The Church of Jesus Christ of Latter-day Saints breaks ground on new temple in Farmington
FARMINGTON — Leaders of the Church of Jesus Christ of Latter-day Saints and invited guests gathered to break ground on April 30 for the new Farmington temple.
"Why do we build temples? The reason we build temples might be answered in two words – hope and home," Elder Anthony D. Perkins of the Quorum of the Seventy of the Church said at the event.
A temple is where Latter-day Saints can feel a special closeness to God when they visit and it is where ordinances or sacred, formal acts or ceremony are performed, including baptisms and marriage sealings.
The new temple was announced last April by Church President Russell M. Nelson. It will be the second temple in New Mexico.

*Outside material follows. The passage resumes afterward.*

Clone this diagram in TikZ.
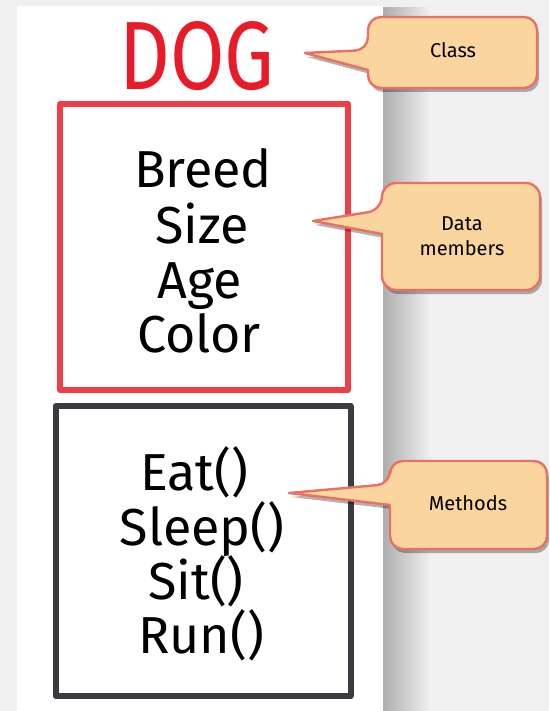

The single-story structure of approximately 25,000 square feet will be built on 6.62 acres at the intersection of College Boulevard and Windsor Drive.
The temple will serve Latter-day Saints from parts of New Mexico, Colorado, Arizona and the Navajo Nation, according to a news release from the Church.

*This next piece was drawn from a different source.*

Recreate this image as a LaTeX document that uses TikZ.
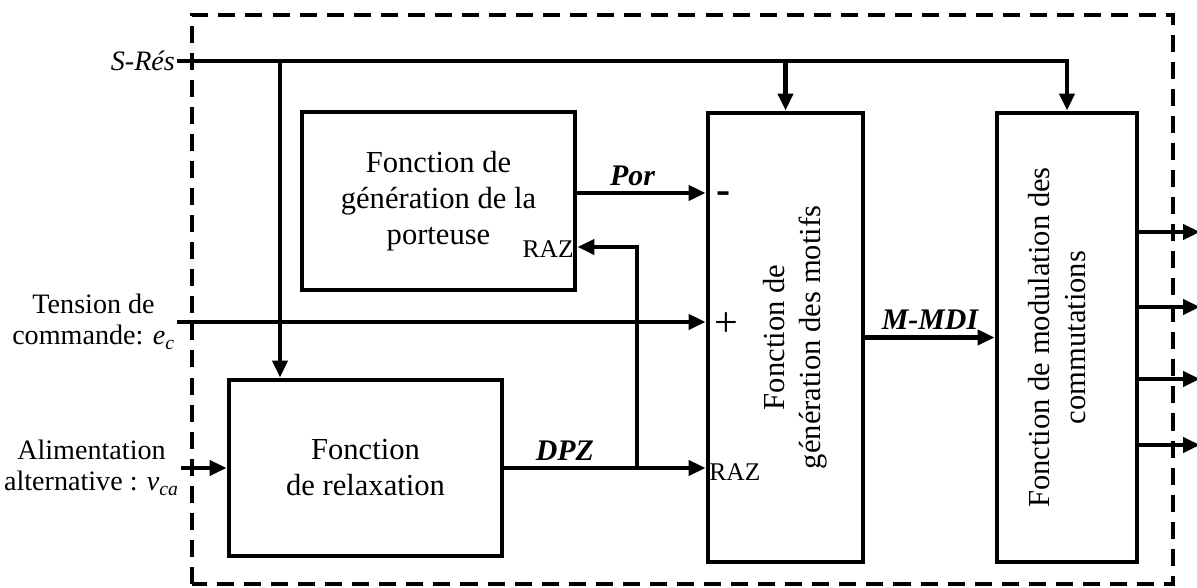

Perkins and his wife, Christine, grew up in the region. They met in Farmington, dated in high school and held their wedding reception in the city. They now live in Salt Lake City, where Perkins serves at the Church headquarters.
Why temples?:Understanding the LDS faith
He said they were overjoyed when they heard about plans to build a new temple in Farmington.

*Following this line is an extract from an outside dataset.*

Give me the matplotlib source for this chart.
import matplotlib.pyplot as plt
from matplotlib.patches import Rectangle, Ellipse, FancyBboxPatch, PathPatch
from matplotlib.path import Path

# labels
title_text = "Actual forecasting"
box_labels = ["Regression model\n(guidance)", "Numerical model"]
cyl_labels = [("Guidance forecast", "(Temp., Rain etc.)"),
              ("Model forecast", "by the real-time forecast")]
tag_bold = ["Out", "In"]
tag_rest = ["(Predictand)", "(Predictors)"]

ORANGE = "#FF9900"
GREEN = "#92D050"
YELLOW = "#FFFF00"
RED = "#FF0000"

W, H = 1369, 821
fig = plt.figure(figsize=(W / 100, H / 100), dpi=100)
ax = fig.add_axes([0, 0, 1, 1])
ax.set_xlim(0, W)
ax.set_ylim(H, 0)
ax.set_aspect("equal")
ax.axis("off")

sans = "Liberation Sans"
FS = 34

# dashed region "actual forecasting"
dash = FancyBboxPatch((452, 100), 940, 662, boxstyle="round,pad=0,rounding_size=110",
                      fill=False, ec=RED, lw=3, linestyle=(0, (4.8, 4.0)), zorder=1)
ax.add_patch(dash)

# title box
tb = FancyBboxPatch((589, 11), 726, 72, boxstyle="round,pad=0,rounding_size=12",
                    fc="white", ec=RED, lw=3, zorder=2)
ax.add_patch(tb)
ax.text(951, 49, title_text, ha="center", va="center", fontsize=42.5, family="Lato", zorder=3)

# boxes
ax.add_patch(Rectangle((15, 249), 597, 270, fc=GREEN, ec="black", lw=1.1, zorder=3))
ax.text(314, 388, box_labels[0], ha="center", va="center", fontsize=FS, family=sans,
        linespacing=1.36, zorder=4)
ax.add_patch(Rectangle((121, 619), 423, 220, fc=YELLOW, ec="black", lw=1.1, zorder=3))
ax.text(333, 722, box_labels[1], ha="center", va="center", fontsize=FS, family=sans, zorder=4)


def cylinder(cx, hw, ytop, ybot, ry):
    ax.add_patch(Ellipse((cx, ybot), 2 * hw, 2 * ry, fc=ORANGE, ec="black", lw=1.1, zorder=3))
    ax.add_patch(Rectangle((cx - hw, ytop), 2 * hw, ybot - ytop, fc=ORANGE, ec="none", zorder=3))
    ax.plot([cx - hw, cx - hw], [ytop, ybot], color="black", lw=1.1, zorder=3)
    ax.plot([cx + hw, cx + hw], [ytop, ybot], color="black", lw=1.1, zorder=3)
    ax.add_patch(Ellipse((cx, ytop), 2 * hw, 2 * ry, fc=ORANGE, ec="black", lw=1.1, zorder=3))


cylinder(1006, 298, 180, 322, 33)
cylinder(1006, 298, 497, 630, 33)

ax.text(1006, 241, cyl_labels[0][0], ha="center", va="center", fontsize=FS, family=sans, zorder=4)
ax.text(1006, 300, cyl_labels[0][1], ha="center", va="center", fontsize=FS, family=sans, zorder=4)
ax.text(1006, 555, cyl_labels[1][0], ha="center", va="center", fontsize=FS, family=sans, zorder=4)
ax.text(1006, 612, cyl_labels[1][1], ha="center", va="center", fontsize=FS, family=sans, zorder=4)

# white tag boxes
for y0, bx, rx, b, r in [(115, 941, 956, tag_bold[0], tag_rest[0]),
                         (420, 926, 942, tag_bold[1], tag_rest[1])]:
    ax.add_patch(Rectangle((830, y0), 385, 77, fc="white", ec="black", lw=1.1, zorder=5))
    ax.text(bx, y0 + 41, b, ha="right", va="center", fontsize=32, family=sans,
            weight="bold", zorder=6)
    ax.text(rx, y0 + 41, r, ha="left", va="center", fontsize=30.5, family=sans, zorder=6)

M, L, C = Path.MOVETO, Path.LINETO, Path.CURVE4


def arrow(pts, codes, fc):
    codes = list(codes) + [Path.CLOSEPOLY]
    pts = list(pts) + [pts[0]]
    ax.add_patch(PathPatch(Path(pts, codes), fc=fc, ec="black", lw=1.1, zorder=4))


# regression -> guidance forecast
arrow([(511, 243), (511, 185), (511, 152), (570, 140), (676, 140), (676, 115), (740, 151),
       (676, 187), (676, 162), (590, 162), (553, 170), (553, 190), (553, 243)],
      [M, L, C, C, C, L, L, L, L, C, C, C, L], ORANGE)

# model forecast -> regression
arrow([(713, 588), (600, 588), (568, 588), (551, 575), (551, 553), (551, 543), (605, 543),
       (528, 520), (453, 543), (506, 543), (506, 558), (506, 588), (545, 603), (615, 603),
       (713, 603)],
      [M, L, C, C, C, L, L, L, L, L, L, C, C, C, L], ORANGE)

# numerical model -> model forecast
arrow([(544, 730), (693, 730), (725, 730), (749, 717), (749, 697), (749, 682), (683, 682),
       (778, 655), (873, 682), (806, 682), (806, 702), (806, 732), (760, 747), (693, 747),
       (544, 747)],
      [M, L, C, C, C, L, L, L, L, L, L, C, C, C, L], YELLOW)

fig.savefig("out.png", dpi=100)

The Farmington temple is among the 282 temples that are either operational, under construction or announced for development, Perkins said.
Participating in the groundbreaking ceremony were stakes from Bloomfield, Farmington, Gallup, and Kirtland along with Durango, Colorado and Chinle and Tuba City, both in Arizona.
Also joining the event were invited dignitaries representing local, state and tribal governments.
"Temples have foundations. Soon, construction will begin and the physical foundation of the Farmington, New Mexico temple will be laid," Emeritus General Authority Seventy Elder Larry J. Echo Hawk said. "But the spiritual foundation for this temple was laid by past generations of strong, faithful and deeply spiritual people."
Members of the Church of Jesus Christ were an important part of settling the area, he explained, beginning with the settlement of Fruitland in 1878, followed by Kirtland two years later.
Kirtland was named after Kirtland, Ohio, where the first temple was built, he added.
"When construction of the temple is complete, the spiritual foundation of temple patrons and workers will surely be strengthened by their service in the temple," Echo Hawk said.
He added that after construction is done, the temple will be open to the public for tours before it is dedicated.